## Input material
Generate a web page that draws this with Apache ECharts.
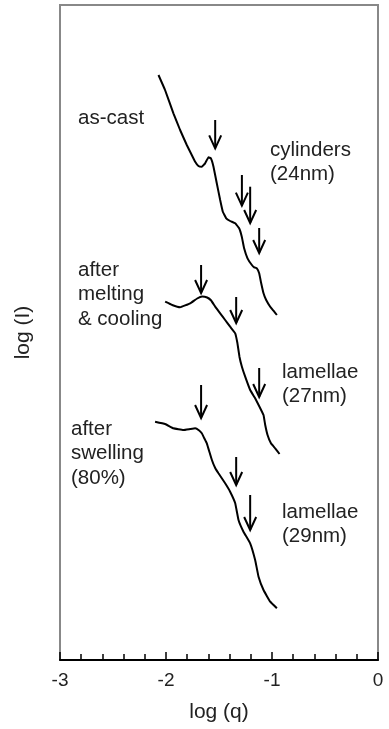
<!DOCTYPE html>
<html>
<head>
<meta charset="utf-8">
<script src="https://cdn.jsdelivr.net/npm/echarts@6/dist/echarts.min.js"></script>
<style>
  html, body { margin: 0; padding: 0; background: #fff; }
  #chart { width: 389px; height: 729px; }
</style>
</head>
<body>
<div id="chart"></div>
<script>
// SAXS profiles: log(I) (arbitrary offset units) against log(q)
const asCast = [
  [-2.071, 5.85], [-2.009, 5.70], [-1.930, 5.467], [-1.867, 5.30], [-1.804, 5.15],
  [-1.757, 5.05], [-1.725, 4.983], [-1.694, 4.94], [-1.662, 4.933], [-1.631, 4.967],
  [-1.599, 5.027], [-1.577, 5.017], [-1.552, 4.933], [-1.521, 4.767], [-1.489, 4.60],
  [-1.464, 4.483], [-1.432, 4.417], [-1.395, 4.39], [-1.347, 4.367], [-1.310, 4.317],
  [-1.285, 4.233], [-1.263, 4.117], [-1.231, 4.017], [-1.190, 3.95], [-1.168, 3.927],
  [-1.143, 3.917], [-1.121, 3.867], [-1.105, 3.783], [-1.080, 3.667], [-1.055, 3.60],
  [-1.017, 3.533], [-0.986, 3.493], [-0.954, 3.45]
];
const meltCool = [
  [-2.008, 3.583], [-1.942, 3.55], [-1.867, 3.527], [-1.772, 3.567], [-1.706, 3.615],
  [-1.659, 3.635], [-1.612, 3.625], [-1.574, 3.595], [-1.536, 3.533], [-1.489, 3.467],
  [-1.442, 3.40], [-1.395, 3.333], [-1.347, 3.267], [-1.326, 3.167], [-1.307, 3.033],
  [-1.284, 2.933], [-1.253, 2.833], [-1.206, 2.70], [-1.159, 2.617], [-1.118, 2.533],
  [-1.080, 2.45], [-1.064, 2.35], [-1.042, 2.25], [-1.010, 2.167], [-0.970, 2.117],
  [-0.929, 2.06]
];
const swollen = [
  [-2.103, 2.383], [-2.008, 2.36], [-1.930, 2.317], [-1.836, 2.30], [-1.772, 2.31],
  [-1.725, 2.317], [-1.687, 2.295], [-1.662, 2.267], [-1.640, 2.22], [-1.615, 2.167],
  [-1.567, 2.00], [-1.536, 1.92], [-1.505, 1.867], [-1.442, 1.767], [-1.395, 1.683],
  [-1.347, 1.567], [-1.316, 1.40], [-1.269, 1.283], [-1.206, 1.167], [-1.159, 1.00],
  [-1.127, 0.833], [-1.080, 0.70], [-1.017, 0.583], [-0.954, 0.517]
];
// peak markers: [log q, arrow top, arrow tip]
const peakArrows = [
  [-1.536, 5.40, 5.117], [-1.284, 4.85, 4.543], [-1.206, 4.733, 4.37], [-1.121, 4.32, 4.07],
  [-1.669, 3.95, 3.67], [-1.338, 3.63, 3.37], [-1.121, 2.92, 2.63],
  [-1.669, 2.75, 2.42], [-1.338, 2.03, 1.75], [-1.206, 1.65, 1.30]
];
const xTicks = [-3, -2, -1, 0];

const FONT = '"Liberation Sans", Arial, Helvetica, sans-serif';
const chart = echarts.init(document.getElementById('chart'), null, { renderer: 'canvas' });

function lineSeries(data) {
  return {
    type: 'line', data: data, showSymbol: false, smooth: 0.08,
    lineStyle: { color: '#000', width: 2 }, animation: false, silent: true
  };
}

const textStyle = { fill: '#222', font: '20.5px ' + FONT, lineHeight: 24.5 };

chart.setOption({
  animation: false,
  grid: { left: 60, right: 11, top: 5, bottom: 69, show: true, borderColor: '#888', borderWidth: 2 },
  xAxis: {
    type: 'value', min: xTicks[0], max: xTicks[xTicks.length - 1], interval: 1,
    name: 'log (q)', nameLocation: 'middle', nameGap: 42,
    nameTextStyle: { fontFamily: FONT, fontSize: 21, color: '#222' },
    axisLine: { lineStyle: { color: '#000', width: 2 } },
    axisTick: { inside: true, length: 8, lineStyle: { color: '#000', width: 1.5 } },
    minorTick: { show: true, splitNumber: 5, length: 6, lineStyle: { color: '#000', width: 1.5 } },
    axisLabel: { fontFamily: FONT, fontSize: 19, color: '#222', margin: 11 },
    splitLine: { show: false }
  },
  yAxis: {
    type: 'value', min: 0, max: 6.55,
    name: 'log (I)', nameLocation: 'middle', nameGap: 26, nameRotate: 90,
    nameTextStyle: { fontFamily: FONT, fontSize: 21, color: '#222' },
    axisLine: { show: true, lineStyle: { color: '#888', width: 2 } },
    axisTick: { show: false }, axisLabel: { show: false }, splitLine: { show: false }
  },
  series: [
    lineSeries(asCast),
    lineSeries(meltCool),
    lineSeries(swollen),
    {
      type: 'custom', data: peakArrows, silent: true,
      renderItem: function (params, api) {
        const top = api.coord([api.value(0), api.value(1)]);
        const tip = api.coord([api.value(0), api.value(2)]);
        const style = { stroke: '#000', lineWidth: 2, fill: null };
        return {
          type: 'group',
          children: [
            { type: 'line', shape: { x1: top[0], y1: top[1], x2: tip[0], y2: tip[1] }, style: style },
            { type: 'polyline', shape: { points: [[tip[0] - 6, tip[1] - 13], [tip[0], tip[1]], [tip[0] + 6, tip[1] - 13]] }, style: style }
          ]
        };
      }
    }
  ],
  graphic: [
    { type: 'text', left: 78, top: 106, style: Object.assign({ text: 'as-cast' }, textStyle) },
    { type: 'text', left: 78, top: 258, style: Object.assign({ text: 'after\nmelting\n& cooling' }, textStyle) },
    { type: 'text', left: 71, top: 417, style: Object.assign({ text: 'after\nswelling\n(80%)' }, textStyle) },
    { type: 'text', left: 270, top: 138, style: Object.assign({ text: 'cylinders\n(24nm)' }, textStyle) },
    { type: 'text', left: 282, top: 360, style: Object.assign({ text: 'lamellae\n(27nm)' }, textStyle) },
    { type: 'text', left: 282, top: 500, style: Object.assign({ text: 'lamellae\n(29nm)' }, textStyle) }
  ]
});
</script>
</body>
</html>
...
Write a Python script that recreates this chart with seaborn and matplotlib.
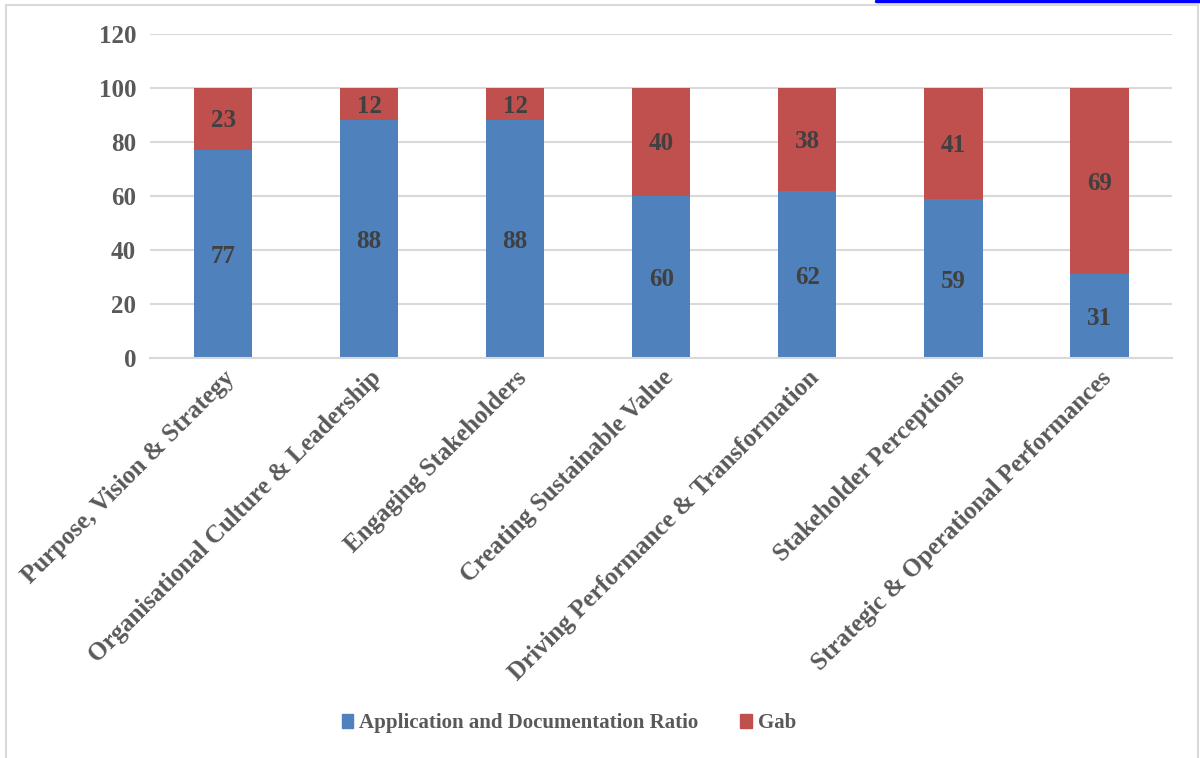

## What you should do
Every line holding "this" should be copied out.

## Written solution
Generate a web page that draws this with Apache ECharts.
Write a Python script that recreates this chart with seaborn and matplotlib.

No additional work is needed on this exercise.